Records from a data source
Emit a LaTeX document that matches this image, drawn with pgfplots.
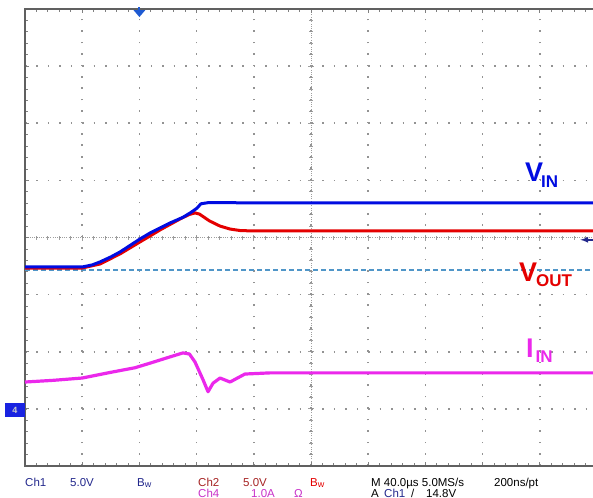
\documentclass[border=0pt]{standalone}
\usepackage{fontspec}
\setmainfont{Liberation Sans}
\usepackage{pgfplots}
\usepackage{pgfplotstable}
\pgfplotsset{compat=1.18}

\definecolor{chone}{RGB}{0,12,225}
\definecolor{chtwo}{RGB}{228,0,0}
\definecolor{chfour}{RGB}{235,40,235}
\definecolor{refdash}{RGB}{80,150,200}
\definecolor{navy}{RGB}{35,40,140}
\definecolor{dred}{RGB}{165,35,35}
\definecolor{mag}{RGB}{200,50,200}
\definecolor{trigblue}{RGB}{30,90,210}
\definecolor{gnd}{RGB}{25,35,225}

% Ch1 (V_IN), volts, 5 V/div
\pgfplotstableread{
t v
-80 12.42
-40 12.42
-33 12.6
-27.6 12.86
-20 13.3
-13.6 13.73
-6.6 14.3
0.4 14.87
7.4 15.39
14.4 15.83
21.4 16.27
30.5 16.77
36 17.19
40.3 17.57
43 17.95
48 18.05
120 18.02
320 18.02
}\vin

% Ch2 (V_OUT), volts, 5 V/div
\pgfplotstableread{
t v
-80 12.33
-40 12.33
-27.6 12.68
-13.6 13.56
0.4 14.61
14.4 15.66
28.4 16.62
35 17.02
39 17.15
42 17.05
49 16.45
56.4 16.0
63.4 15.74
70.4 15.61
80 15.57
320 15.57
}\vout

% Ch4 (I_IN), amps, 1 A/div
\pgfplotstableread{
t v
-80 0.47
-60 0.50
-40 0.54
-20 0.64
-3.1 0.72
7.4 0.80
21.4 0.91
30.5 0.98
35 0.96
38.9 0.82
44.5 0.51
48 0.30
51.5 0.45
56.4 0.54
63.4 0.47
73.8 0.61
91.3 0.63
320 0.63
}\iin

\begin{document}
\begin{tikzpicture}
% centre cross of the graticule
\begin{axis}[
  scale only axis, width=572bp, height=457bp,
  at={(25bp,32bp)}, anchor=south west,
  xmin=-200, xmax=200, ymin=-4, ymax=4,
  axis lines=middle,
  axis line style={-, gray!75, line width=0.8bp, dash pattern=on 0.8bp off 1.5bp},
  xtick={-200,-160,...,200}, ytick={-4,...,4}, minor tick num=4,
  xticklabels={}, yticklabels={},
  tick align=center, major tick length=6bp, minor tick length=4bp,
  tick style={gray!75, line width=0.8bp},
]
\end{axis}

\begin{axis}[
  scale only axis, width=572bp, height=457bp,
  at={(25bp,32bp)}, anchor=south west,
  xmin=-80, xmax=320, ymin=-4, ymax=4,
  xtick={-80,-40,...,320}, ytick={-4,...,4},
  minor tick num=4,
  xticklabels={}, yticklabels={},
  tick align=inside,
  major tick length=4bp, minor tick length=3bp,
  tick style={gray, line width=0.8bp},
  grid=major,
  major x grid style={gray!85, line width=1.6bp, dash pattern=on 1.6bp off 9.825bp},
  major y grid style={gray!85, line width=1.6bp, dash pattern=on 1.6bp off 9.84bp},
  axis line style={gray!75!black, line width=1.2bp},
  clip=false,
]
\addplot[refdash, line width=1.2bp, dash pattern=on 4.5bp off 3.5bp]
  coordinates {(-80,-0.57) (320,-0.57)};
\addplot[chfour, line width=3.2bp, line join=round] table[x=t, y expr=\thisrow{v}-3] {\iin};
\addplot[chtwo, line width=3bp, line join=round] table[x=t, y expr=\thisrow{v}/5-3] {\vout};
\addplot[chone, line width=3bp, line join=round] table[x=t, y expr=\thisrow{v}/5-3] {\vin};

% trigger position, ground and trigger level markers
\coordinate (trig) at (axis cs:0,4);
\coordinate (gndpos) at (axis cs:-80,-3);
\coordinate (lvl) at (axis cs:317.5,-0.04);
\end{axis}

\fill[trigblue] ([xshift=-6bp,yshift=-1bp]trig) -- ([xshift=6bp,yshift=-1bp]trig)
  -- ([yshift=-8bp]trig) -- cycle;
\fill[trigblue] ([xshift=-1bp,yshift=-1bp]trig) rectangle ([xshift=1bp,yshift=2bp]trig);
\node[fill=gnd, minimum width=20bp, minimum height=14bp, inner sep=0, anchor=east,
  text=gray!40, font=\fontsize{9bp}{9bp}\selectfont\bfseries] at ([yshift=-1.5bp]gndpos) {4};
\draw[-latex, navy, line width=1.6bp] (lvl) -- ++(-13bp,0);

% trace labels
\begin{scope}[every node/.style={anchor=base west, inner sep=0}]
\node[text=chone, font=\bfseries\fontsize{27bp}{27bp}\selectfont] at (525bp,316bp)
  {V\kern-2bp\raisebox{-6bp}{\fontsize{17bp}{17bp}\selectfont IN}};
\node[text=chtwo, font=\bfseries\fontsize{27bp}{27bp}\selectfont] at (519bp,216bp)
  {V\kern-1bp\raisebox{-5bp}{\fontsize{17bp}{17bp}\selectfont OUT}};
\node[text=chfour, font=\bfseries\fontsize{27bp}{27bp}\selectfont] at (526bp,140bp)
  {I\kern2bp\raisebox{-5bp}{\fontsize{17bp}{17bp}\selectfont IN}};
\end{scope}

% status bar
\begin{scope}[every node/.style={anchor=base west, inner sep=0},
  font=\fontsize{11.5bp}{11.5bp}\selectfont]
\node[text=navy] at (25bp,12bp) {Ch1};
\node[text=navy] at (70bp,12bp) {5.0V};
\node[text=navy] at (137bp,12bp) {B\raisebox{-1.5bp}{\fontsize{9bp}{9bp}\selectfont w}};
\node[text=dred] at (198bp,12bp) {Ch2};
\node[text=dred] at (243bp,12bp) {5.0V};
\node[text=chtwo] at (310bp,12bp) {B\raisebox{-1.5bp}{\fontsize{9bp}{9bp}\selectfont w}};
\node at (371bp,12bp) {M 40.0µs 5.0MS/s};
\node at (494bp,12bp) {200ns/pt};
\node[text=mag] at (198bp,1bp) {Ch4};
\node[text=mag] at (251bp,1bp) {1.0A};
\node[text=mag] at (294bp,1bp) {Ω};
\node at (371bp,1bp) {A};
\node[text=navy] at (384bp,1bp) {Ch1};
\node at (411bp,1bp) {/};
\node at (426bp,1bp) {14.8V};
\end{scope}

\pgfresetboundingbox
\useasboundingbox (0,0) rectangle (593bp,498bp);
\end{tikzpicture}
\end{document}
--
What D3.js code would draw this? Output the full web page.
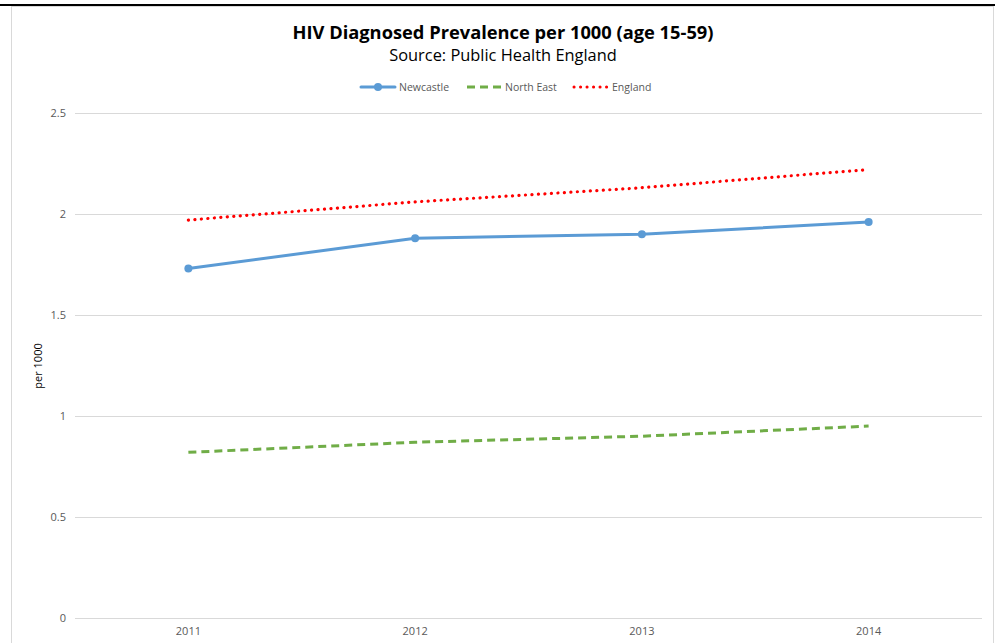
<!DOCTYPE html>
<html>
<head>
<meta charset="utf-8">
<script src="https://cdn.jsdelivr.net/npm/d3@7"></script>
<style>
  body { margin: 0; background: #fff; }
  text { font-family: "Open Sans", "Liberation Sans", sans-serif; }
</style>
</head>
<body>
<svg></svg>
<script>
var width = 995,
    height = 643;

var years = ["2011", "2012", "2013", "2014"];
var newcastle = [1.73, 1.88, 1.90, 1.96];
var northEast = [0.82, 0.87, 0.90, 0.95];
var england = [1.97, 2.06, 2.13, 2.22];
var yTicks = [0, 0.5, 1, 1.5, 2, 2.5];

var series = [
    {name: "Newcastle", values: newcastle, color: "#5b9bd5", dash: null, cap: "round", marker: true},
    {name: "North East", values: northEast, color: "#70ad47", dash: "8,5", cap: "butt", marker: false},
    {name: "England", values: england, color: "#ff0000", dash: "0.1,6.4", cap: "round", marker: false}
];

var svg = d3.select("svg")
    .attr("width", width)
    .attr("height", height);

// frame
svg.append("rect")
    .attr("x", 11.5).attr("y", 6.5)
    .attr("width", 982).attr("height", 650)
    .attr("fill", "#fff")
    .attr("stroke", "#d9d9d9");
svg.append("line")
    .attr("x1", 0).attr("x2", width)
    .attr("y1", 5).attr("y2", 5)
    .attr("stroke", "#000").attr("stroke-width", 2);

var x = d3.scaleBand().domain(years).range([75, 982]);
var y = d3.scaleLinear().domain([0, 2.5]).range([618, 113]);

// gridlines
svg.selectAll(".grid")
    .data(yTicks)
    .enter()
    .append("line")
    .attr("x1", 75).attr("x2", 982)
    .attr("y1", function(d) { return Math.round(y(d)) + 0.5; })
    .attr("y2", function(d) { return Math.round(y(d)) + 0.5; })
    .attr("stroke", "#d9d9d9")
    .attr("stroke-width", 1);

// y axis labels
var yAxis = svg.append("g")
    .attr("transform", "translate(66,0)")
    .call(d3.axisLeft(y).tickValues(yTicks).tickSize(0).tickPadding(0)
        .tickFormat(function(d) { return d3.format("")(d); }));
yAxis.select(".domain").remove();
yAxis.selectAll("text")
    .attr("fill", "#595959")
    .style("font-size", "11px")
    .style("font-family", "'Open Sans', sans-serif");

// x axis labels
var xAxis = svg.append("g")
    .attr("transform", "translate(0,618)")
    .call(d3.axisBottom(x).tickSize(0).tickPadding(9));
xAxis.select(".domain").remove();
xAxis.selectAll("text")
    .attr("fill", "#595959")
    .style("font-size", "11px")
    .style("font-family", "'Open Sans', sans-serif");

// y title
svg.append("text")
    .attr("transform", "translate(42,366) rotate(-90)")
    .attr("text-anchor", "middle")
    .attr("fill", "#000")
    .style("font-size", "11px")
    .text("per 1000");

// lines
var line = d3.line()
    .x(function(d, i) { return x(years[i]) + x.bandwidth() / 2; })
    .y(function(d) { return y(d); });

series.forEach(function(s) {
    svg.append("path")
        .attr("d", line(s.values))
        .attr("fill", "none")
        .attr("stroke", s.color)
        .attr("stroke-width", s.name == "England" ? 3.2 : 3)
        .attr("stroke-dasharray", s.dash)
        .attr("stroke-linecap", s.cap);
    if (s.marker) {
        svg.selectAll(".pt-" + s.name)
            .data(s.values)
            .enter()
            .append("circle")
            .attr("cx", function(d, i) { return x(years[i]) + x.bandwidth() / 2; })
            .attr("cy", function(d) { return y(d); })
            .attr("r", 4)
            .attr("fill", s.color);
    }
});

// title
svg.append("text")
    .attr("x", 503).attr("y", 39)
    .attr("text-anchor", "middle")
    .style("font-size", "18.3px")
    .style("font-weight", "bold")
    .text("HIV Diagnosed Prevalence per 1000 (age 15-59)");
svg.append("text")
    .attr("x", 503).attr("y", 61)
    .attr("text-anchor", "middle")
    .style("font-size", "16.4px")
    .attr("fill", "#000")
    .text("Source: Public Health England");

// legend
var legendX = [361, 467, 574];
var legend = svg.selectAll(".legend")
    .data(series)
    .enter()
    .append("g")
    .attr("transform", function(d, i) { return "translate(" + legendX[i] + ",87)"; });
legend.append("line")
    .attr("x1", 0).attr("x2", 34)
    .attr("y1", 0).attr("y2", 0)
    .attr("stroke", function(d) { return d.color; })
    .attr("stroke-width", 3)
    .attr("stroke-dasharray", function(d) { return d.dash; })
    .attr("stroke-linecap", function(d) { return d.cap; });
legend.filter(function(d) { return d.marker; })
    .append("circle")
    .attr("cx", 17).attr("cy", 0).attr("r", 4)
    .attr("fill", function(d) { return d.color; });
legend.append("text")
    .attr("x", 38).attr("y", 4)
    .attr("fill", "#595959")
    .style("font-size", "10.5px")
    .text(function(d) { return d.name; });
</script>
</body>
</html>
---
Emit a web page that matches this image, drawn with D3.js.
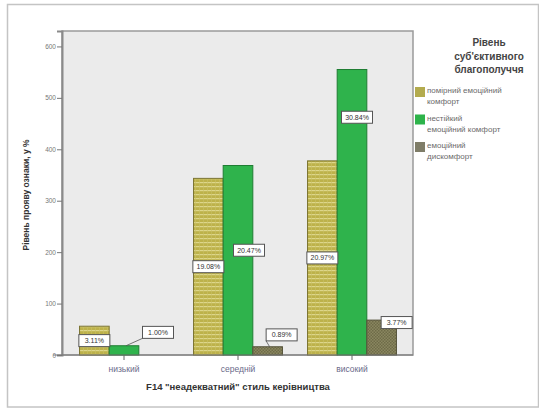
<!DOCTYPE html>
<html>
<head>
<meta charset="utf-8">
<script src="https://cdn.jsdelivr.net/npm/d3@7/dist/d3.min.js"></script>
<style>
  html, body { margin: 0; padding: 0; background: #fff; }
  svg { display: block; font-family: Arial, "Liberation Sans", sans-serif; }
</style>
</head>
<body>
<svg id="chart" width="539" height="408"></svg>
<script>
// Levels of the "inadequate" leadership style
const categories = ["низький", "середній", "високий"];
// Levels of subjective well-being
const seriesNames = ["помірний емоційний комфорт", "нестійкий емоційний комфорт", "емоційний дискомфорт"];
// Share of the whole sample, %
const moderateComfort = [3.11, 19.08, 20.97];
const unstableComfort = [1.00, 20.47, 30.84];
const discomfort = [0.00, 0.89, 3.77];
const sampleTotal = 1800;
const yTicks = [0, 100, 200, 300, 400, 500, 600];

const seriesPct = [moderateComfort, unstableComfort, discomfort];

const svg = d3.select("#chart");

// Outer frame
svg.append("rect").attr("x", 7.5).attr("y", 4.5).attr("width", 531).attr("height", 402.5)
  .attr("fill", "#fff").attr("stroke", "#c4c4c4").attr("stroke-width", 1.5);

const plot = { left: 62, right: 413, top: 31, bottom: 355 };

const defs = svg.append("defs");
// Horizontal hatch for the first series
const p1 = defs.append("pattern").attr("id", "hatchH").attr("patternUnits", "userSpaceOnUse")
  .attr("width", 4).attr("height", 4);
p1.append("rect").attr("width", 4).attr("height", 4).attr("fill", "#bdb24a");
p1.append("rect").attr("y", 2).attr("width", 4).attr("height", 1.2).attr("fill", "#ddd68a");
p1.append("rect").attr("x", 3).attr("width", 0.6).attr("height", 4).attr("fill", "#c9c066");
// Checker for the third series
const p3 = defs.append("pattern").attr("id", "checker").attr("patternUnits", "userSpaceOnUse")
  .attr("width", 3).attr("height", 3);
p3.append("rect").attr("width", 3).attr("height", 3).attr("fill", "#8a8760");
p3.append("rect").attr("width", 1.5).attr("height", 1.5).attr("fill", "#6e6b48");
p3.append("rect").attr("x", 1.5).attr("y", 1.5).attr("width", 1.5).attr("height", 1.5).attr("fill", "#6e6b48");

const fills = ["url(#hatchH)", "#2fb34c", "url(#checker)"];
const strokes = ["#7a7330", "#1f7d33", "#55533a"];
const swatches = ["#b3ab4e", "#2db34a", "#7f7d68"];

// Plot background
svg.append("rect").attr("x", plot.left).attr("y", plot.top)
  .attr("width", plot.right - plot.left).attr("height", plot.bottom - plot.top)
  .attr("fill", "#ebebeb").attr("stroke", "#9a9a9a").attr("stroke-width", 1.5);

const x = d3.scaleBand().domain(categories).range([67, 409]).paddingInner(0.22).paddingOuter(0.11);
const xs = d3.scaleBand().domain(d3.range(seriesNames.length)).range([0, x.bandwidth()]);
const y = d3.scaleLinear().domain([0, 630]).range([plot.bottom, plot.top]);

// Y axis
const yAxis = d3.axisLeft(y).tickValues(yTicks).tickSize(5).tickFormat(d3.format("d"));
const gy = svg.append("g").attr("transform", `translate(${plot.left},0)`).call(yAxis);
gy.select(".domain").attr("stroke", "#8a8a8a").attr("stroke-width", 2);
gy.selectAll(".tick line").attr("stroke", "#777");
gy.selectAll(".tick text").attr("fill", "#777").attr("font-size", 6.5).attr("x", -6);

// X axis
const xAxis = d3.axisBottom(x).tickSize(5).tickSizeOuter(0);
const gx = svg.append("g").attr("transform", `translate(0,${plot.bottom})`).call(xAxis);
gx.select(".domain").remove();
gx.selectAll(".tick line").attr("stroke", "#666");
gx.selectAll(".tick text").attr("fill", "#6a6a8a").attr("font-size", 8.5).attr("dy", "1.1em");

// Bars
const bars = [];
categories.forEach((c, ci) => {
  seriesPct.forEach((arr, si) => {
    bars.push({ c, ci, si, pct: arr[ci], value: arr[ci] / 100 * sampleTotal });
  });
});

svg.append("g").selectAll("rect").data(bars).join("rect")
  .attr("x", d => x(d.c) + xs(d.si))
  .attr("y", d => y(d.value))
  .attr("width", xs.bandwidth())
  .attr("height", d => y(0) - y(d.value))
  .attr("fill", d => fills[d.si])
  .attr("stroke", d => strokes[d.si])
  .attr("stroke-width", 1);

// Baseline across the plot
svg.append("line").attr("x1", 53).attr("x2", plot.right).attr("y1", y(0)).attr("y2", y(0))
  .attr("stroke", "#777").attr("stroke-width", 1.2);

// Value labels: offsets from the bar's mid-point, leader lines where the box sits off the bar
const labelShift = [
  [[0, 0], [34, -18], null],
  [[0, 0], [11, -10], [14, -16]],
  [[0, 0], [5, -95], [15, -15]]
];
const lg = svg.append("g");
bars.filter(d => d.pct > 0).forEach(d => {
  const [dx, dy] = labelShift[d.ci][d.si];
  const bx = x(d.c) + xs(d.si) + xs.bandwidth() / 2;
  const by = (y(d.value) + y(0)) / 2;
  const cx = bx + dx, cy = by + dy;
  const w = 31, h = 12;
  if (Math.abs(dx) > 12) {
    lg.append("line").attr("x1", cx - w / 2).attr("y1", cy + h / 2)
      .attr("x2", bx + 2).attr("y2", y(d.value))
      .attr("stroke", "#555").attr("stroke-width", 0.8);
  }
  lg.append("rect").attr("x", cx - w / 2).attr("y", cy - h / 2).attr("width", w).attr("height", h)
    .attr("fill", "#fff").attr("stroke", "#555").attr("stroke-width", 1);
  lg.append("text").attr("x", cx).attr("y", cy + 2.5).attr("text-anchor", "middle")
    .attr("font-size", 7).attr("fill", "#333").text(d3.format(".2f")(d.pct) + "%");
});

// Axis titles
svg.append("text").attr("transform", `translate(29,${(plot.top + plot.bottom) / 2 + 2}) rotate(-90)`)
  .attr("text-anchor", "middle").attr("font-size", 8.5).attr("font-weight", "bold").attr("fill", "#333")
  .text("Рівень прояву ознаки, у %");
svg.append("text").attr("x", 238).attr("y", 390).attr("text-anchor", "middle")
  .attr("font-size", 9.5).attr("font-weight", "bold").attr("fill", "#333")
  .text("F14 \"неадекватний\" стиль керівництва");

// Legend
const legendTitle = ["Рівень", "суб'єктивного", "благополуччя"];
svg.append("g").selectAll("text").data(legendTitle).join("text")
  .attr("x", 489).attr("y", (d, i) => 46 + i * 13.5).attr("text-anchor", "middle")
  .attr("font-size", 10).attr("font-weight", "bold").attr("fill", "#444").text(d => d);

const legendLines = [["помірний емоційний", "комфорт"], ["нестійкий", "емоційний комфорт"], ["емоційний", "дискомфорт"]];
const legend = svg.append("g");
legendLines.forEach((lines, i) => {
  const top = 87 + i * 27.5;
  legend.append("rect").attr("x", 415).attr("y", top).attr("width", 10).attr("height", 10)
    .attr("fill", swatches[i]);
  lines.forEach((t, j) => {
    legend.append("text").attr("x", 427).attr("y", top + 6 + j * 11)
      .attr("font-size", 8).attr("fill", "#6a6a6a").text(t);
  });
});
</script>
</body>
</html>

= Exercise goal =
In the listing above, find the line with "Emit a web page" and the line with "31, bottom: 355". Set down exactly those lines and everything between them, skipping pictures.

= Task answer =
Emit a web page that matches this image, drawn with D3.js.
<!DOCTYPE html>
<html>
<head>
<meta charset="utf-8">
<script src="https://cdn.jsdelivr.net/npm/d3@7/dist/d3.min.js"></script>
<style>
  html, body { margin: 0; padding: 0; background: #fff; }
  svg { display: block; font-family: Arial, "Liberation Sans", sans-serif; }
</style>
</head>
<body>
<svg id="chart" width="539" height="408"></svg>
<script>
// Levels of the "inadequate" leadership style
const categories = ["низький", "середній", "високий"];
// Levels of subjective well-being
const seriesNames = ["помірний емоційний комфорт", "нестійкий емоційний комфорт", "емоційний дискомфорт"];
// Share of the whole sample, %
const moderateComfort = [3.11, 19.08, 20.97];
const unstableComfort = [1.00, 20.47, 30.84];
const discomfort = [0.00, 0.89, 3.77];
const sampleTotal = 1800;
const yTicks = [0, 100, 200, 300, 400, 500, 600];

const seriesPct = [moderateComfort, unstableComfort, discomfort];

const svg = d3.select("#chart");

// Outer frame
svg.append("rect").attr("x", 7.5).attr("y", 4.5).attr("width", 531).attr("height", 402.5)
  .attr("fill", "#fff").attr("stroke", "#c4c4c4").attr("stroke-width", 1.5);

const plot = { left: 62, right: 413, top: 31, bottom: 355 };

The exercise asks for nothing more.